Vera's boyfriend at the time was an Israeli soldier who had been injured and sent back to Jerusalem; in trying to get an extra ticket to the concert for him she met a friend of a friend, Stern's accompanist Alexander Zakin. The concert was sold out, said Zakin, but if Vera stood at the side entrance, Stern would see her when he got there. "She had lived just a few blocks from me [in New York] but I had never met her," Stern reminisces. "And I took one look at her and invited her to the party after the concert. This was on the 1st of August, 1951. We were married on the 17th of August. I wooed her up and down Israel. . . ."
"No," he says firmly, "she does not play an instrument. She's a wife."
Stern's attachment to Israel goes deep. "He serves as a sort of patriarch of Israeli life," said Christopher Porterfield in a Time magazine birthday profile this year. In addition to playing there frequently and being president of the American-Israel Cultural Arts Foundation, he founded the Jerusalem Music Center in 1973.
There's no telling where he'll turn up musically -- he was ghost violinist for John Garfield in the film "Humoresque," and the house fiddler for the movie "Fiddler on the Roof." He was a founder-member of the National Council on the Arts, which later became the National Endowment for the Arts; has encouraged countless young musicians; and wants to use Carnegie Hall as a center for developing a graduate institute that would be the musical equivalent of Princeton's Institute for Advanced Studies.

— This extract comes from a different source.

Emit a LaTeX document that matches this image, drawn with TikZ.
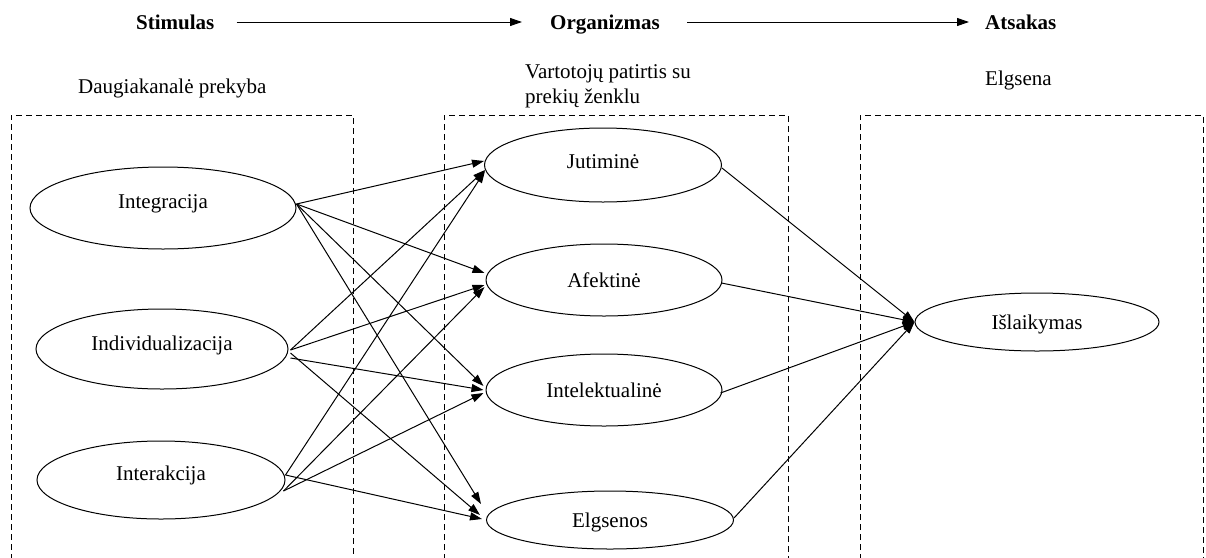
\documentclass[tikz,border=0pt]{standalone}
\usepackage{fontspec}
\setmainfont{Liberation Serif}
\usetikzlibrary{shapes.geometric,arrows.meta}
\begin{document}
\begin{tikzpicture}[x=1pt,y=-1pt,
  every node/.style={font=\fontsize{21}{25}\selectfont,inner sep=0pt},
  head/.style={font=\fontsize{21}{25}\selectfont\bfseries},
  oval/.style n args={4}{ellipse,draw,line width=1pt,
    minimum width=#1pt,minimum height=#2pt,text height=#3pt,text depth=#4pt},
  frame/.style={line width=1pt,dash pattern=on 6pt off 4pt},
  flow/.style={line width=1pt,-{Triangle[length=12pt,width=8pt]}},
  link/.style={line width=1pt,-{Triangle[length=12pt,width=8pt]}}]
\useasboundingbox (0,0) rectangle (1206,557);

% stage headings
\node[head,anchor=base west] (stim) at (136,29) {Stimulas};
\node[head,anchor=base west] (org)  at (550,29) {Organizmas};
\node[head,anchor=base west] (ats)  at (985,29) {Atsakas};
\draw[flow] ([shift={(22,-7)}]stim.base east) -- ([shift={(-28,-7)}]org.base west);
\draw[flow] ([shift={(27,-7)}]org.base east) -- ([shift={(-16,-7)}]ats.base west);

% group titles
\node[anchor=west] (tmulti) at (78,88) {Daugiakanalė prekyba};
\node[anchor=west,align=left] (texp) at (525,86) {Vartotojų patirtis su\\prekių ženklu};
\node[anchor=west] (tbeh) at (985,80) {Elgsena};

% dashed group frames, open at the bottom
\draw[frame] (11,570) |- (353,115) -- (353,570);
\draw[frame] (444,570) |- (788,115) -- (788,570);
\draw[frame] (860,570) |- (1203,115) -- (1203,570);

% channel constructs
\node[oval={266}{82}{14}{12.6}] (integ) at (163,208) {Integracija};
\node[oval={252}{80}{14}{10.6}] (indiv) at (162,349) {Individualizacija};
\node[oval={248}{78}{14}{12.6}] (inter) at (161,480) {Interakcija};

% brand experience dimensions
\node[oval={237}{74}{14}{6.6}] (jut)   at (603,165) {Jutiminė};
\node[oval={236}{72}{20}{4.6}] (afek)  at (604,280) {Afektinė};
\node[oval={236}{72}{20}{4.6}] (intel) at (604,390) {Intelektualinė};
\node[oval={247}{58}{20}{4.6}] (elg)   at (610,520) {Elgsenos};

% outcome
\node[oval={244}{58}{20}{4.6}] (isl)   at (1037,322) {Išlaikymas};

% channel -> experience
\draw[link] ([shift={(0,-4)}]integ.east) -- ([shift={(0,-4)}]jut.west);
\draw[link] ([shift={(0,-4)}]integ.east) -- ([shift={(-1,-7)}]afek.west);
\draw[link] ([shift={(0,-4)}]integ.east) -- ([shift={(-2,-4)}]intel.west);
\draw[link] ([shift={(0,-4)}]integ.east) -- ([shift={(-5,-16)}]elg.west);

\draw[link] ([shift={(2,1)}]indiv.east) -- ([shift={(1,5)}]jut.west);
\draw[link] ([shift={(2,1)}]indiv.east) -- ([shift={(-1,5)}]afek.west);
\draw[link] ([shift={(2,9)}]indiv.east) -- ([shift={(-2,0)}]intel.west);
\draw[link] ([shift={(2,4)}]indiv.east) -- ([shift={(-6,-5)}]elg.west);

\draw[link] ([shift={(0,-5)}]inter.east) -- ([shift={(1,6)}]jut.west);
\draw[link] ([shift={(-2,11)}]inter.east) -- ([shift={(-1,7)}]afek.west);
\draw[link] ([shift={(-2,11)}]inter.east) -- ([shift={(-2,3)}]intel.west);
\draw[link] ([shift={(0,-5)}]inter.east) -- ([shift={(-4,-1)}]elg.west);

% experience -> retention
\draw[link] ([shift={(0,3)}]jut.east) -- (isl.west);
\draw[link] ([shift={(-1,3)}]afek.east) -- (isl.west);
\draw[link] ([shift={(-2,3)}]intel.east) -- (isl.west);
\draw[link] ([shift={(0,-2)}]elg.east) -- (isl.west);
\end{tikzpicture}
\end{document}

Speaking of what music means to him, Stern says: "You can describe music but you can't explain it. There is a wondrous mystery about just what makes the logic of music so simple and so inevitalbe when it comes together in the right way. And you listen for it and you try to find it in yourself. The only way that music can really be made is when you yourself go into an ecstatic trance about it, you know.It is not something that can be a form of self-flagellation from the outside; it has to come from within. And when it does, the audience is privy to what at worst can be a pleasant communion of ideas and at best a revelation."